Kline: At-Home Beauty Devices Surge In Asia

According to a recent report by the Kline Group, the sales growth for the beauty devices market in Asia increased by 29% in 2014. The data, culled from Kline’s latest report: “Beauty Devices: Global Market Analysis and Opportunities”, stated that this increase outpaces the United States and Europe, growing higher than the industry average.

New product launches, explained Kline, have been common in Asia, and has helped fuel overall sales growth. Further, the company said that a large number of the newly launched devices in China target skin cleansing.

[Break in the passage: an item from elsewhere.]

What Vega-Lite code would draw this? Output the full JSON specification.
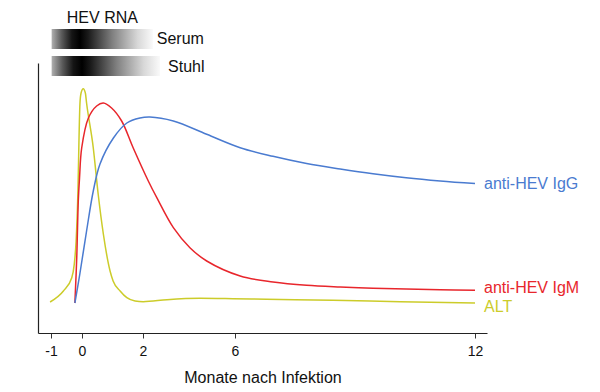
{
  "$schema": "https://vega.github.io/schema/vega-lite/v6.json",
  "width": 449,
  "height": 270,
  "autosize": {"type": "none"},
  "padding": {"left": 38, "top": 63, "right": 113, "bottom": 59},
  "config": {
    "view": {"stroke": null},
    "font": "Liberation Sans",
    "axis": {"grid": false, "domainColor": "#222222", "domainWidth": 1.2, "tickColor": "#333333", "labelColor": "#111111", "titleColor": "#111111"}
  },
  "datasets": {
    "curves": [
      {"series": "ALT", "month": -1.03, "level": 31},
      {"series": "ALT", "month": -0.6, "level": 42},
      {"series": "ALT", "month": -0.33, "level": 55.3},
      {"series": "ALT", "month": -0.25, "level": 68.7},
      {"series": "ALT", "month": -0.19, "level": 92},
      {"series": "ALT", "month": -0.14, "level": 132},
      {"series": "ALT", "month": -0.065, "level": 230},
      {"series": "ALT", "month": -0.03, "level": 240},
      {"series": "ALT", "month": 0.04, "level": 244.3},
      {"series": "ALT", "month": 0.11, "level": 240},
      {"series": "ALT", "month": 0.15, "level": 230},
      {"series": "ALT", "month": 0.37, "level": 185},
      {"series": "ALT", "month": 0.53, "level": 139},
      {"series": "ALT", "month": 0.7, "level": 99},
      {"series": "ALT", "month": 0.92, "level": 62},
      {"series": "ALT", "month": 1.02, "level": 52},
      {"series": "ALT", "month": 1.25, "level": 42},
      {"series": "ALT", "month": 1.47, "level": 35.3},
      {"series": "ALT", "month": 1.74, "level": 32},
      {"series": "ALT", "month": 2.01, "level": 31.3},
      {"series": "ALT", "month": 3.04, "level": 33.3},
      {"series": "ALT", "month": 4.48, "level": 34.7},
      {"series": "ALT", "month": 5.91, "level": 34.3},
      {"series": "ALT", "month": 6.79, "level": 33.7},
      {"series": "ALT", "month": 8.45, "level": 32.7},
      {"series": "ALT", "month": 10.13, "level": 31.3},
      {"series": "ALT", "month": 12, "level": 30},
      {"series": "anti-HEV IgM", "month": -0.23, "level": 30},
      {"series": "anti-HEV IgM", "month": -0.17, "level": 75},
      {"series": "anti-HEV IgM", "month": -0.12, "level": 132},
      {"series": "anti-HEV IgM", "month": -0.08, "level": 155},
      {"series": "anti-HEV IgM", "month": -0.01, "level": 185},
      {"series": "anti-HEV IgM", "month": 0.21, "level": 215},
      {"series": "anti-HEV IgM", "month": 0.48, "level": 227},
      {"series": "anti-HEV IgM", "month": 0.7, "level": 230},
      {"series": "anti-HEV IgM", "month": 0.97, "level": 225},
      {"series": "anti-HEV IgM", "month": 1.3, "level": 212},
      {"series": "anti-HEV IgM", "month": 1.68, "level": 185},
      {"series": "anti-HEV IgM", "month": 2.23, "level": 152},
      {"series": "anti-HEV IgM", "month": 2.6, "level": 135.3},
      {"series": "anti-HEV IgM", "month": 3.32, "level": 105.3},
      {"series": "anti-HEV IgM", "month": 4.04, "level": 85.3},
      {"series": "anti-HEV IgM", "month": 4.77, "level": 72},
      {"series": "anti-HEV IgM", "month": 6.13, "level": 57},
      {"series": "anti-HEV IgM", "month": 6.95, "level": 51},
      {"series": "anti-HEV IgM", "month": 7.79, "level": 47.7},
      {"series": "anti-HEV IgM", "month": 8.63, "level": 46},
      {"series": "anti-HEV IgM", "month": 9.45, "level": 44.8},
      {"series": "anti-HEV IgM", "month": 10.28, "level": 44},
      {"series": "anti-HEV IgM", "month": 11.13, "level": 43.3},
      {"series": "anti-HEV IgM", "month": 12, "level": 42.7},
      {"series": "anti-HEV IgG", "month": -0.23, "level": 30},
      {"series": "anti-HEV IgG", "month": -0.07, "level": 59},
      {"series": "anti-HEV IgG", "month": 0.15, "level": 102},
      {"series": "anti-HEV IgG", "month": 0.37, "level": 142},
      {"series": "anti-HEV IgG", "month": 0.59, "level": 169},
      {"series": "anti-HEV IgG", "month": 1.03, "level": 195},
      {"series": "anti-HEV IgG", "month": 1.47, "level": 210},
      {"series": "anti-HEV IgG", "month": 1.9, "level": 215},
      {"series": "anti-HEV IgG", "month": 2.3, "level": 216},
      {"series": "anti-HEV IgG", "month": 3.32, "level": 212},
      {"series": "anti-HEV IgG", "month": 4.77, "level": 198.7},
      {"series": "anti-HEV IgG", "month": 6.13, "level": 185.3},
      {"series": "anti-HEV IgG", "month": 6.95, "level": 176.7},
      {"series": "anti-HEV IgG", "month": 7.79, "level": 169.5},
      {"series": "anti-HEV IgG", "month": 8.63, "level": 164},
      {"series": "anti-HEV IgG", "month": 9.45, "level": 159.2},
      {"series": "anti-HEV IgG", "month": 10.28, "level": 155.2},
      {"series": "anti-HEV IgG", "month": 11.13, "level": 152},
      {"series": "anti-HEV IgG", "month": 12, "level": 149.4}
    ],
    "endLabels": [
      {"series": "anti-HEV IgG", "month": 12, "level": 149},
      {"series": "anti-HEV IgM", "month": 12, "level": 45},
      {"series": "ALT", "month": 12, "level": 26}
    ],
    "bars": [
      {"sample": "Serum", "start": -0.98, "end": 2.43, "top": 304, "bottom": 284},
      {"sample": "Stuhl", "start": -0.98, "end": 2.74, "top": 277, "bottom": 257}
    ],
    "notes": [
      {"text": "HEV RNA", "month": -0.49, "level": 315},
      {"text": "Serum", "month": 2.6, "level": 294.5},
      {"text": "Stuhl", "month": 3.09, "level": 266}
    ]
  },
  "encoding": {
    "x": {
      "field": "month", "type": "quantitative",
      "scale": {"domain": [-1.42, 0, 2, 6, 12.3], "range": [0, 44, 105, 197, 449], "nice": false, "zero": false},
      "axis": {"values": [-1, 0, 2, 6, 12], "labelExpr": "toString(datum.value)", "title": "Monate nach Infektion", "titleFontSize": 16, "titleFontWeight": "normal", "titlePadding": 11, "labelFontSize": 14, "tickSize": 5, "labelPadding": 6, "labelFlush": false}
    },
    "y": {
      "field": "level", "type": "quantitative",
      "scale": {"domain": [0, 270], "nice": false, "zero": false},
      "axis": {"title": null, "labels": false, "ticks": false}
    }
  },
  "layer": [
    {
      "data": {"name": "bars"},
      "mark": {"type": "rect", "fill": {"gradient": "linear", "x1": 0, "x2": 1, "y1": 0, "y2": 0, "stops": [
        {"offset": 0, "color": "#b0b0b0"},
        {"offset": 0.1, "color": "#5a5a5a"},
        {"offset": 0.2, "color": "#151515"},
        {"offset": 0.28, "color": "#000000"},
        {"offset": 0.36, "color": "#1a1a1a"},
        {"offset": 0.6, "color": "#808080"},
        {"offset": 0.85, "color": "#d8d8d8"},
        {"offset": 1, "color": "#fafafa"}
      ]}, "stroke": null},
      "encoding": {
        "x": {"field": "start", "type": "quantitative"},
        "x2": {"field": "end"},
        "y": {"field": "top", "type": "quantitative"},
        "y2": {"field": "bottom"}
      }
    },
    {
      "data": {"name": "notes"},
      "mark": {"type": "text", "align": "left", "baseline": "middle", "fontSize": 16, "color": "#111111"},
      "encoding": {"text": {"field": "text"}}
    },
    {
      "data": {"name": "curves"},
      "transform": [{"filter": "datum.series === 'ALT'"}],
      "mark": {"type": "line", "interpolate": "monotone", "strokeWidth": 1.5},
      "encoding": {
        "color": {"field": "series", "type": "nominal", "legend": null,
          "scale": {"domain": ["anti-HEV IgG", "anti-HEV IgM", "ALT"], "range": ["#4a7bd0", "#e8262c", "#cccc2a"]}}
      }
    },
    {
      "data": {"name": "curves"},
      "transform": [{"filter": "datum.series !== 'ALT'"}],
      "mark": {"type": "line", "interpolate": "catmull-rom", "strokeWidth": 1.5},
      "encoding": {
        "color": {"field": "series", "type": "nominal", "legend": null,
          "scale": {"domain": ["anti-HEV IgG", "anti-HEV IgM", "ALT"], "range": ["#4a7bd0", "#e8262c", "#cccc2a"]}}
      }
    },
    {
      "data": {"name": "endLabels"},
      "mark": {"type": "text", "align": "left", "baseline": "middle", "dx": 9, "fontSize": 16},
      "encoding": {
        "text": {"field": "series"},
        "color": {"field": "series", "type": "nominal", "legend": null,
          "scale": {"domain": ["anti-HEV IgG", "anti-HEV IgM", "ALT"], "range": ["#4a7bd0", "#e8262c", "#cccc2a"]}}
      }
    }
  ]
}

In addition to the new product launches, Kline also said that sales growth can also be attributed to local marketers expanding their distribution channels, with some going beyond traditional outlets by entering fitness facilities, as well as popular online shopping platforms in China and South Korea.  

A third highlight from the report suggested that sales have also been helped by established skin care brands launching devices to compete with electronic beauty gadgets that increase the efficiency of their existing skin care lines. Meanwhile, beauty device brands have begun to launch topical skin care products to sell together with devices.

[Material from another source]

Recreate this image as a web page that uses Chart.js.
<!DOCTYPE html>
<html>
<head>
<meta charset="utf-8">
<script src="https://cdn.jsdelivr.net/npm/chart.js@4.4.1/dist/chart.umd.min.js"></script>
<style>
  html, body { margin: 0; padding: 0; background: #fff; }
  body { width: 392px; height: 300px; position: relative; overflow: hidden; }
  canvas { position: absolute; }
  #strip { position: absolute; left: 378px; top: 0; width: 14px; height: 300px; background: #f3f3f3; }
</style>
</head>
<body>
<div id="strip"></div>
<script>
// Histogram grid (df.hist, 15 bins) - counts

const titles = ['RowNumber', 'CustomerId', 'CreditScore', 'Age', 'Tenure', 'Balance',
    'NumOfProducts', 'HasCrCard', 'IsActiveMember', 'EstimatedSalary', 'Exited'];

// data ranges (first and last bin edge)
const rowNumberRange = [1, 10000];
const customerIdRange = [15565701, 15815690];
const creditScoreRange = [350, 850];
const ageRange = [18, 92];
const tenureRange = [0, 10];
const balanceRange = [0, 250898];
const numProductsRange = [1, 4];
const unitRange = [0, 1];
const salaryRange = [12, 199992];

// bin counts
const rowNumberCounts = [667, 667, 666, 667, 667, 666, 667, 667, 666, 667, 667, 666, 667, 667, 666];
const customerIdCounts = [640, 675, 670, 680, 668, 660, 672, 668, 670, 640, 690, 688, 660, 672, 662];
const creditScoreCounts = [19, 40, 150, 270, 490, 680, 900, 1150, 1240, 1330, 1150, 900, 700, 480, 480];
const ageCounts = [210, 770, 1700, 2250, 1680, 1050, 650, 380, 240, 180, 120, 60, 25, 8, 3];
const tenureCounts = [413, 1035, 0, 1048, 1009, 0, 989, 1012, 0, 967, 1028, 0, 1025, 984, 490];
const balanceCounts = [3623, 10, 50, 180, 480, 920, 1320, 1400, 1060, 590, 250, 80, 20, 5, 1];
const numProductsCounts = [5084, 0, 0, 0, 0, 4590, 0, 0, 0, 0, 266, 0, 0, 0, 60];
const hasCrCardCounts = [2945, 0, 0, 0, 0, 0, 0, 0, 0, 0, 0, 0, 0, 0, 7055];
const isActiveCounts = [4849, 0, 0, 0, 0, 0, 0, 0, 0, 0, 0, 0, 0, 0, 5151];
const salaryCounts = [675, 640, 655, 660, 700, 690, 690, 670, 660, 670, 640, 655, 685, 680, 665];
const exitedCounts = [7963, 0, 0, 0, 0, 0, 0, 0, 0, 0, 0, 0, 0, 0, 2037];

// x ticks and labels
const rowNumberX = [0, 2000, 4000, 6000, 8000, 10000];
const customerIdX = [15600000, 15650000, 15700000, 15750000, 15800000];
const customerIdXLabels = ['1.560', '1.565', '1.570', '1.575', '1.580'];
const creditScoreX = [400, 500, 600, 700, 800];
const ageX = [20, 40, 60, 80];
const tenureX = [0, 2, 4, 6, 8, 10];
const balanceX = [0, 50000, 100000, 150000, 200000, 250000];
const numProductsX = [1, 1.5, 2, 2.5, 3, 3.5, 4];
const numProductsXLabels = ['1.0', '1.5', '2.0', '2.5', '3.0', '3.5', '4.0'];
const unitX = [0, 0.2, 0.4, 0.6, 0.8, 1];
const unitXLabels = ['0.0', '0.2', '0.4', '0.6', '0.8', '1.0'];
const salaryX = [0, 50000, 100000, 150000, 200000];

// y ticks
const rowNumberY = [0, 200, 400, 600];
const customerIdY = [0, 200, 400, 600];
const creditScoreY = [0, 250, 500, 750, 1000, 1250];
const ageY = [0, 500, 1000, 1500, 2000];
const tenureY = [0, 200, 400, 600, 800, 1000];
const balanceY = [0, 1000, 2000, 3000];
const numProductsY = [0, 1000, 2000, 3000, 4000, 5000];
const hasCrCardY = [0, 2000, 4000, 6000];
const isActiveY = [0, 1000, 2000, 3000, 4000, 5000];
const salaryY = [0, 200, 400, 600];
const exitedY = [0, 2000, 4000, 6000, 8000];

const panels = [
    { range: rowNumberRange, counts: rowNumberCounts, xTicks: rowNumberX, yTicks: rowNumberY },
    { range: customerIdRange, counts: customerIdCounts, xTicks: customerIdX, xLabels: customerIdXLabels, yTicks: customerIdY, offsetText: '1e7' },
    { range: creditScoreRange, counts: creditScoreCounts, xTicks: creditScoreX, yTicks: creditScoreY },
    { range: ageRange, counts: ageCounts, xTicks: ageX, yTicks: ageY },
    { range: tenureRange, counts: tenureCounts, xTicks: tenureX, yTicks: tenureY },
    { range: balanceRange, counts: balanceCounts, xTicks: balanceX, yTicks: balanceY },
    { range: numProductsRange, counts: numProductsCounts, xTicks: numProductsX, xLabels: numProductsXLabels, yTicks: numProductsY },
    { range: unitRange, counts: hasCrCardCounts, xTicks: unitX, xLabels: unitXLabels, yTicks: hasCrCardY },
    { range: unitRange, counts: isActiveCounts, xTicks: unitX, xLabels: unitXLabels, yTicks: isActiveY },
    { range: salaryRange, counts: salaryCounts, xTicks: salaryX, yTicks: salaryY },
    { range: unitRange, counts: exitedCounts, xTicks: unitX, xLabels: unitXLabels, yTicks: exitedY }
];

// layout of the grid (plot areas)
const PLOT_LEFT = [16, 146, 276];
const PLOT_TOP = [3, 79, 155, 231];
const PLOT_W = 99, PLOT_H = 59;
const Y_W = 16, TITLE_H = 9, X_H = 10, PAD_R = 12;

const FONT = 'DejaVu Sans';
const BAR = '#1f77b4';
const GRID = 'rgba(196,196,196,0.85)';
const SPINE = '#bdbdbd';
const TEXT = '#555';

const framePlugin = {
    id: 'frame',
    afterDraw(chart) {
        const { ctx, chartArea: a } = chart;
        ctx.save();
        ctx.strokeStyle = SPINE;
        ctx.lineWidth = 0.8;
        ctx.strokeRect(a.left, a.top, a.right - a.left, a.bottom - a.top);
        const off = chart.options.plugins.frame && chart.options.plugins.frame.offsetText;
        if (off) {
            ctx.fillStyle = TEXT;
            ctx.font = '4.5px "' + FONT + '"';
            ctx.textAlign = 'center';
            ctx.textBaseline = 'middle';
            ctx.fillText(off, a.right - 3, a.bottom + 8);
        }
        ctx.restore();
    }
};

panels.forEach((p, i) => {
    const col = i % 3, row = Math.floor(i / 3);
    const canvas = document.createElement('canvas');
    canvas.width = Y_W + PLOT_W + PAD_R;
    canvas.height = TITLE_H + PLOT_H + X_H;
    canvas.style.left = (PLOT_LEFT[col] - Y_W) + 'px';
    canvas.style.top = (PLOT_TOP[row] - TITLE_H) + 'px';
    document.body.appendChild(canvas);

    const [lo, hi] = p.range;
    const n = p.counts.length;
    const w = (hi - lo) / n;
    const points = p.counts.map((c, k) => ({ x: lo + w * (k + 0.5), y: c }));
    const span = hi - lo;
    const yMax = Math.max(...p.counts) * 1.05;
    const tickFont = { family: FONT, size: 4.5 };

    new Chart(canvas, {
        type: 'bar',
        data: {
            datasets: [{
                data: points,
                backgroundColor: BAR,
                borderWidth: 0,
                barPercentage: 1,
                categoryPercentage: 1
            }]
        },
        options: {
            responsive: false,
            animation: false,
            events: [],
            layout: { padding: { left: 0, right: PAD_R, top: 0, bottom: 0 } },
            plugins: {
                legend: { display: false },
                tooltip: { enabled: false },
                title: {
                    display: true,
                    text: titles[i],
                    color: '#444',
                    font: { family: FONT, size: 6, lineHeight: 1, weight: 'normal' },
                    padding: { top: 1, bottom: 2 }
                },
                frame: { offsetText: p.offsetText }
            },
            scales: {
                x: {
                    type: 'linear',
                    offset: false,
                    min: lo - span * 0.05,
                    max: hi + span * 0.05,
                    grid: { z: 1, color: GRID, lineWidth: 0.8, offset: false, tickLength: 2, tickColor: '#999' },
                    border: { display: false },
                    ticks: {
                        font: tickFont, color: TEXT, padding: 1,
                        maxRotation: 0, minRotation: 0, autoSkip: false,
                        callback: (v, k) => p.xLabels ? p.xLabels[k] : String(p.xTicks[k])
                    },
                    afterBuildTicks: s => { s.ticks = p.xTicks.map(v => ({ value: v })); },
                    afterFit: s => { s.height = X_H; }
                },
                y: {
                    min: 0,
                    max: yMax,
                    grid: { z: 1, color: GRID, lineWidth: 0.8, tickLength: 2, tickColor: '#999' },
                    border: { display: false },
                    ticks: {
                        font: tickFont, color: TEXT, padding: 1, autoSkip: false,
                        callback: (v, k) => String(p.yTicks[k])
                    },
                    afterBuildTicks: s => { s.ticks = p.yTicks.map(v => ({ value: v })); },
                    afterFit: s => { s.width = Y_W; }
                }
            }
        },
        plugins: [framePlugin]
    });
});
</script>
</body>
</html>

“Each market in Asia carries its own nuances,” said Prashant Sharma, project manager for the report series at Kline. “In terms of sales of devices by skin care concern, the differences are dramatic, with anti-aging being a key concern in South Korea, cleansing in China, and hair removal in Japan.”

Sharma went on to explain that with the entrance of new global players to these markets and the introduction of a variety of new products, this landscape is changing. For example, he said that the cleansing segment in South Korea nearly tripled in size in 2014.

The Kline report also noted that local brands in Asia represent sustainable competition to multinational brands with many introducing appealing new products that are filling the void of the lower-priced segment, in order to target younger consumers. Kline likened this approach to what it said is the successful strategy of La Lumiere’s illuMask in the U.S., which has an SRP of $30.